**Stored data:**
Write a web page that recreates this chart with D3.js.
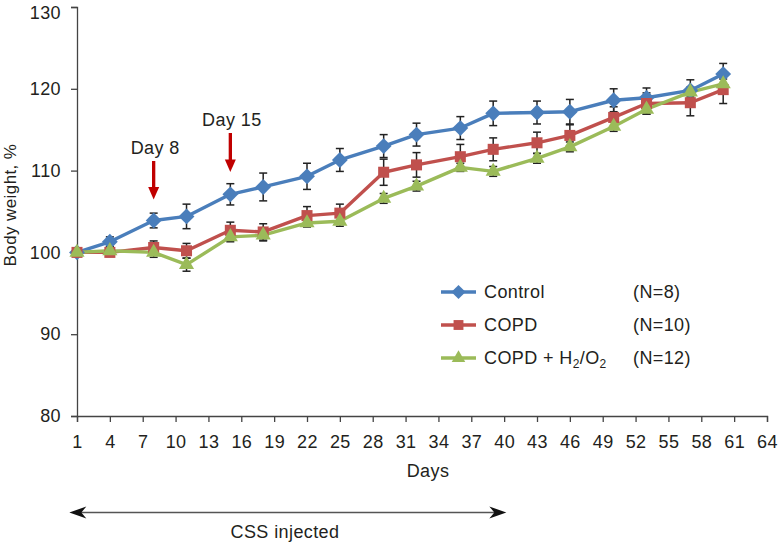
<!DOCTYPE html>
<html><head><meta charset="utf-8">
<script src="https://cdn.jsdelivr.net/npm/d3@7"></script>
<style>body{margin:0;background:#fff}svg{display:block}text{font-family:"Liberation Sans",Arial,sans-serif;fill:#231f20;letter-spacing:0.4px}</style>
</head><body>
<svg id="c" width="778" height="544"></svg>
<script>
const days = [1,4,8,11,15,18,22,25,29,32,36,39,43,46,50,53,57,60];
const control = [100,101.3,103.9,104.4,107.1,108.0,109.3,111.3,113.0,114.4,115.2,117.0,117.1,117.2,118.6,118.9,119.8,121.8];
const controlErr = [0,0.6,0.9,1.5,1.3,1.7,1.6,1.4,1.4,1.4,1.4,1.5,1.4,1.5,1.4,1.2,1.3,1.3];
const copd = [100,100.0,100.6,100.2,102.7,102.5,104.5,104.8,109.8,110.7,111.7,112.6,113.4,114.3,116.5,118.2,118.3,119.9];
const copdErr = [0,0.5,0.8,0.9,1.0,1.0,1.1,1.1,1.6,1.5,1.5,1.4,1.3,1.3,1.3,1.3,1.6,1.7];
const combo = [100,100.2,100.0,98.5,101.9,102.1,103.6,103.8,106.6,108.1,110.4,109.9,111.5,112.9,115.4,117.5,119.6,120.6];
const comboErr = [0,0.5,0.6,0.8,0.6,0.7,0.5,0.6,0.6,0.6,0.5,0.6,0.6,0.6,0.6,0.6,0.6,0.6];
const seriesNames = ["Control","COPD","COPD + H2/O2"];
const seriesN = ["(N=8)","(N=10)","(N=12)"];
const xTicks = d3.range(1,65,3);
const yTicks = [80,90,100,110,120,130];
const injectDays = [8,15];

const svg = d3.select("#c");
const x = d3.scaleLinear().domain([1,64]).range([77,767]);
const y = d3.scaleLinear().domain([80,130]).range([416,7]);

const series = [
  {name:seriesNames[0], n:seriesN[0], vals:control, err:controlErr, color:"#4a7ebb", sym:d3.symbolDiamond2, size:160},
  {name:seriesNames[1], n:seriesN[1], vals:copd, err:copdErr, color:"#c0504d", sym:d3.symbolSquare2, size:155},
  {name:seriesNames[2], n:seriesN[2], vals:combo, err:comboErr, color:"#9bbb59", sym:d3.symbolTriangle2, size:165}
];

// axes
const xAxis = svg.append("g").attr("transform","translate(0,416)")
  .call(d3.axisBottom(x).tickValues(xTicks).tickSize(6).tickPadding(13).tickFormat(d3.format("d")));
const yAxis = svg.append("g").attr("transform","translate(77,0)")
  .call(d3.axisLeft(y).tickValues(yTicks).tickSize(6).tickPadding(10));
[xAxis,yAxis].forEach(a=>{
  a.select(".domain").attr("stroke","#444").attr("stroke-width",1.3);
  a.selectAll(".tick line").attr("stroke","#444").attr("stroke-width",1.3);
  a.selectAll("text").attr("font-size",18).attr("fill","#231f20").attr("font-family","Liberation Sans, Arial, sans-serif");
});
yAxis.selectAll(".tick").filter(d=>d===130).select("text").attr("dy","0.62em");

svg.append("text").attr("x",428).attr("y",477).attr("text-anchor","middle").attr("font-size",18).text("Days");
svg.append("text").attr("transform","translate(16,205) rotate(-90)").attr("text-anchor","middle").attr("font-size",17).text("Body weight, %");

// series
const line = d3.line().x((d,i)=>x(days[i])).y(d=>y(d));
series.forEach(s=>{
  svg.append("path").datum(s.vals).attr("d",line).attr("fill","none").attr("stroke",s.color).attr("stroke-width",3.4).attr("stroke-linejoin","round");
});
series.forEach(s=>{
  const g = svg.append("g").attr("stroke","#222").attr("stroke-width",1.5);
  s.vals.forEach((v,i)=>{
    if(!s.err[i]) return;
    const cx = x(days[i]);
    const y1 = y(v+s.err[i]), y2 = y(v-s.err[i]);
    g.append("line").attr("x1",cx).attr("x2",cx).attr("y1",y1).attr("y2",y2);
    g.append("line").attr("x1",cx-4).attr("x2",cx+4).attr("y1",y1).attr("y2",y1);
    g.append("line").attr("x1",cx-4).attr("x2",cx+4).attr("y1",y2).attr("y2",y2);
  });
});
series.forEach(s=>{
  svg.append("g").selectAll("path").data(s.vals).join("path")
    .attr("transform",(d,i)=>`translate(${x(days[i])},${y(d)})`)
    .attr("d",d3.symbol().type(s.sym).size(s.size)).attr("fill",s.color);
});

// red injection arrows
const arrowTops = [161,133];
injectDays.forEach((d,i)=>{
  const cx = x(d), top = arrowTops[i], tip = i===0?199.5:172;
  svg.append("line").attr("x1",cx).attr("x2",cx).attr("y1",top).attr("y2",tip-12).attr("stroke","#c00000").attr("stroke-width",3.3);
  svg.append("path").attr("d",`M${cx-5.5},${tip-12.5}L${cx+5.5},${tip-12.5}L${cx},${tip}Z`).attr("fill","#c00000");
  svg.append("text").attr("x",cx+1.5).attr("y",top-7).attr("text-anchor","middle").attr("font-size",18).text("Day "+d);
});

// legend
const ly = [292,325,358];
series.forEach((s,i)=>{
  const g = svg.append("g");
  g.append("line").attr("x1",441).attr("x2",476).attr("y1",ly[i]).attr("y2",ly[i]).attr("stroke",s.color).attr("stroke-width",3.4);
  g.append("path").attr("transform",`translate(458.5,${ly[i]})`).attr("d",d3.symbol().type(s.sym).size(s.size*0.8)).attr("fill",s.color);
  const t = g.append("text").attr("x",484).attr("y",ly[i]+6).attr("font-size",18);
  if(i===2){
    t.append("tspan").text("COPD + H");
    t.append("tspan").attr("font-size",12).attr("dy",4).text("2");
    t.append("tspan").attr("dy",-4).text("/O");
    t.append("tspan").attr("font-size",12).attr("dy",4).text("2");
  } else t.text(s.name);
  g.append("text").attr("x",633).attr("y",ly[i]+6).attr("font-size",18).text(s.n);
});

// CSS injected double arrow
const ay = 512.5;
svg.append("line").attr("x1",x(0.3)+8).attr("x2",x(40.2)-8).attr("y1",ay).attr("y2",ay).attr("stroke","#555").attr("stroke-width",1.6);
svg.append("path").attr("d",`M${x(0.3)},${ay}L${x(0.3)+17},${ay-6}L${x(0.3)+12},${ay}L${x(0.3)+17},${ay+6}Z`).attr("fill","#111");
svg.append("path").attr("d",`M${x(40.2)},${ay}L${x(40.2)-17},${ay-6}L${x(40.2)-12},${ay}L${x(40.2)-17},${ay+6}Z`).attr("fill","#111");
svg.append("text").attr("x",285).attr("y",538).attr("text-anchor","middle").attr("font-size",18).text("CSS injected");
</script>
</body></html>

**Given problem:** Leave out the pictures and output the rest of the material exactly as written.

**Solution for this exercise:**
Write a web page that recreates this chart with D3.js.
<!DOCTYPE html>
<html><head><meta charset="utf-8">
<script src="https://cdn.jsdelivr.net/npm/d3@7"></script>
<style>body{margin:0;background:#fff}svg{display:block}text{font-family:"Liberation Sans",Arial,sans-serif;fill:#231f20;letter-spacing:0.4px}</style>
</head><body>
<svg id="c" width="778" height="544"></svg>
<script>
const days = [1,4,8,11,15,18,22,25,29,32,36,39,43,46,50,53,57,60];
const control = [100,101.3,103.9,104.4,107.1,108.0,109.3,111.3,113.0,114.4,115.2,117.0,117.1,117.2,118.6,118.9,119.8,121.8];
const controlErr = [0,0.6,0.9,1.5,1.3,1.7,1.6,1.4,1.4,1.4,1.4,1.5,1.4,1.5,1.4,1.2,1.3,1.3];
const copd = [100,100.0,100.6,100.2,102.7,102.5,104.5,104.8,109.8,110.7,111.7,112.6,113.4,114.3,116.5,118.2,118.3,119.9];
const copdErr = [0,0.5,0.8,0.9,1.0,1.0,1.1,1.1,1.6,1.5,1.5,1.4,1.3,1.3,1.3,1.3,1.6,1.7];
const combo = [100,100.2,100.0,98.5,101.9,102.1,103.6,103.8,106.6,108.1,110.4,109.9,111.5,112.9,115.4,117.5,119.6,120.6];
const comboErr = [0,0.5,0.6,0.8,0.6,0.7,0.5,0.6,0.6,0.6,0.5,0.6,0.6,0.6,0.6,0.6,0.6,0.6];
const seriesNames = ["Control","COPD","COPD + H2/O2"];
const seriesN = ["(N=8)","(N=10)","(N=12)"];
const xTicks = d3.range(1,65,3);
const yTicks = [80,90,100,110,120,130];
const injectDays = [8,15];

const svg = d3.select("#c");
const x = d3.scaleLinear().domain([1,64]).range([77,767]);
const y = d3.scaleLinear().domain([80,130]).range([416,7]);

const series = [
  {name:seriesNames[0], n:seriesN[0], vals:control, err:controlErr, color:"#4a7ebb", sym:d3.symbolDiamond2, size:160},
  {name:seriesNames[1], n:seriesN[1], vals:copd, err:copdErr, color:"#c0504d", sym:d3.symbolSquare2, size:155},
  {name:seriesNames[2], n:seriesN[2], vals:combo, err:comboErr, color:"#9bbb59", sym:d3.symbolTriangle2, size:165}
];

// axes
const xAxis = svg.append("g").attr("transform","translate(0,416)")
  .call(d3.axisBottom(x).tickValues(xTicks).tickSize(6).tickPadding(13).tickFormat(d3.format("d")));
const yAxis = svg.append("g").attr("transform","translate(77,0)")
  .call(d3.axisLeft(y).tickValues(yTicks).tickSize(6).tickPadding(10));
[xAxis,yAxis].forEach(a=>{
  a.select(".domain").attr("stroke","#444").attr("stroke-width",1.3);
  a.selectAll(".tick line").attr("stroke","#444").attr("stroke-width",1.3);
  a.selectAll("text").attr("font-size",18).attr("fill","#231f20").attr("font-family","Liberation Sans, Arial, sans-serif");
});
yAxis.selectAll(".tick").filter(d=>d===130).select("text").attr("dy","0.62em");

svg.append("text").attr("x",428).attr("y",477).attr("text-anchor","middle").attr("font-size",18).text("Days");
svg.append("text").attr("transform","translate(16,205) rotate(-90)").attr("text-anchor","middle").attr("font-size",17).text("Body weight, %");

// series
const line = d3.line().x((d,i)=>x(days[i])).y(d=>y(d));
series.forEach(s=>{
  svg.append("path").datum(s.vals).attr("d",line).attr("fill","none").attr("stroke",s.color).attr("stroke-width",3.4).attr("stroke-linejoin","round");
});
series.forEach(s=>{
  const g = svg.append("g").attr("stroke","#222").attr("stroke-width",1.5);
  s.vals.forEach((v,i)=>{
    if(!s.err[i]) return;
    const cx = x(days[i]);
    const y1 = y(v+s.err[i]), y2 = y(v-s.err[i]);
    g.append("line").attr("x1",cx).attr("x2",cx).attr("y1",y1).attr("y2",y2);
    g.append("line").attr("x1",cx-4).attr("x2",cx+4).attr("y1",y1).attr("y2",y1);
    g.append("line").attr("x1",cx-4).attr("x2",cx+4).attr("y1",y2).attr("y2",y2);
  });
});
series.forEach(s=>{
  svg.append("g").selectAll("path").data(s.vals).join("path")
    .attr("transform",(d,i)=>`translate(${x(days[i])},${y(d)})`)
    .attr("d",d3.symbol().type(s.sym).size(s.size)).attr("fill",s.color);
});

// red injection arrows
const arrowTops = [161,133];
injectDays.forEach((d,i)=>{
  const cx = x(d), top = arrowTops[i], tip = i===0?199.5:172;
  svg.append("line").attr("x1",cx).attr("x2",cx).attr("y1",top).attr("y2",tip-12).attr("stroke","#c00000").attr("stroke-width",3.3);
  svg.append("path").attr("d",`M${cx-5.5},${tip-12.5}L${cx+5.5},${tip-12.5}L${cx},${tip}Z`).attr("fill","#c00000");
  svg.append("text").attr("x",cx+1.5).attr("y",top-7).attr("text-anchor","middle").attr("font-size",18).text("Day "+d);
});

// legend
const ly = [292,325,358];
series.forEach((s,i)=>{
  const g = svg.append("g");
  g.append("line").attr("x1",441).attr("x2",476).attr("y1",ly[i]).attr("y2",ly[i]).attr("stroke",s.color).attr("stroke-width",3.4);
  g.append("path").attr("transform",`translate(458.5,${ly[i]})`).attr("d",d3.symbol().type(s.sym).size(s.size*0.8)).attr("fill",s.color);
  const t = g.append("text").attr("x",484).attr("y",ly[i]+6).attr("font-size",18);
  if(i===2){
    t.append("tspan").text("COPD + H");
    t.append("tspan").attr("font-size",12).attr("dy",4).text("2");
    t.append("tspan").attr("dy",-4).text("/O");
    t.append("tspan").attr("font-size",12).attr("dy",4).text("2");
  } else t.text(s.name);
  g.append("text").attr("x",633).attr("y",ly[i]+6).attr("font-size",18).text(s.n);
});

// CSS injected double arrow
const ay = 512.5;
svg.append("line").attr("x1",x(0.3)+8).attr("x2",x(40.2)-8).attr("y1",ay).attr("y2",ay).attr("stroke","#555").attr("stroke-width",1.6);
svg.append("path").attr("d",`M${x(0.3)},${ay}L${x(0.3)+17},${ay-6}L${x(0.3)+12},${ay}L${x(0.3)+17},${ay+6}Z`).attr("fill","#111");
svg.append("path").attr("d",`M${x(40.2)},${ay}L${x(40.2)-17},${ay-6}L${x(40.2)-12},${ay}L${x(40.2)-17},${ay+6}Z`).attr("fill","#111");
svg.append("text").attr("x",285).attr("y",538).attr("text-anchor","middle").attr("font-size",18).text("CSS injected");
</script>
</body></html>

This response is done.